Overlooking the public gardens and colorful buildings along Venice’s grand canal around sunset, the members of Quartetto di Venezia, or the Venice Quartet, danced their bows across their strings, bringing compositions by Haverford’s Ruth Marshall Magill Professor of Music Curt Cacioppo to life. That performance was three months ago. But last Thursday, Haverford community members were treated to the next best thing. “A Flowering of Art and Music” transported Magill Library’s Phillips Wing to Venice by displaying the Italian-inspired artwork of Fine Arts Professor Ying Li accompanied by a live performance by the Venice Quartet of works composed by Cacioppo.
The event, which featured seven of Li’s paintings and four of Cacioppo’s compositions, is the second such display this academic year showcasing the collaboration of Li and Cacioppo. The two last presented their mutually inspired works at last September’s U.S. premiere of Cacioppo’s Synaesthesis I, a sonata inspired by Li’s artwork, which surrounded the crowd of listeners during her Geographies exhibition in the Sharpless Gallery. This time, though, the two wanted to share a more casual display of their work inspired by their time in Italy.
“It’s not a formal thing. It’s an interactive occasion,” explained Cacioppo, who hoped to facilitate an opportunity at which people could show up in “street clothes,” talk with the two artists about their works, and enjoy a taste of Italian-inspired art.
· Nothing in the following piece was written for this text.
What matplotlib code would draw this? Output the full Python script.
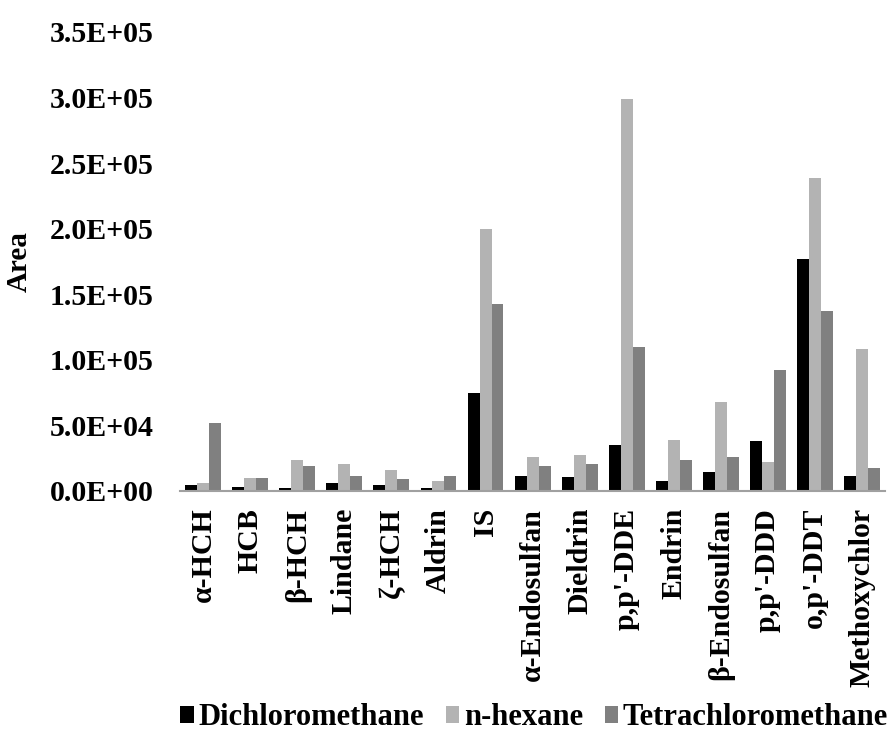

“This event is really a result of our love to Italy,” said Li. “That place just really brings out all the beauty, the humanity… You really get your creative juices going when you’re there.” (Continued below the gallery.)
Li’s paintings were created while she was teaching in Umbria over the course of eight summers. Her Italian-inspired palette meshed with the sounds of Cacioppo’s compositions, each inspired by a different region of Italy. “Venezia Mia,” or “My Venice,” paid homage to the flowing progression of a gondola ride on the city’s canals. “Italian Holiday” contained three pieces that each captured a different particular Italian local. One, inspired by the city of Catania, was dedicated to Li. When Cacioppo was eating lunch on a patio in the Sicilian city, he admired the baroque buildings and mild sky and thought, “Ying should be here. She should be here painting this.”
Instead, he painted in in music. As was the case with Synaesthesis I, the essence of Li and Cacioppo’s work is their interplay of sound and visuals, bred from decades of mutual admiration for one another’s art. This time around, the sense-engaging offering functioned to bring a slice of their favorite place back to the community they love.
The Quartet itself helped create the mood, of course. Though Cacioppo was troubled by the grueling process of obtaining visas for the performers, he was grateful for the help of Provost Fran Blase and Librarian of the College Terry Snyder,who insisted that the event happen. The Quartet, for their part, expressed their thanks with a surprise composition of their own dedicated to Blase and Snyder.
As Magill Library is scheduled to undergo renovations next year, Cacioppo and Li were glad to utilize the historic Phillips Wing before the project commences. With their art, they were able to adorn it with ample Italian flair.
“All composers love Venice,” said Cacioppo.
“All artists love Venice,” added Li.
After witnessing their collaboration, it’s easy to understand why.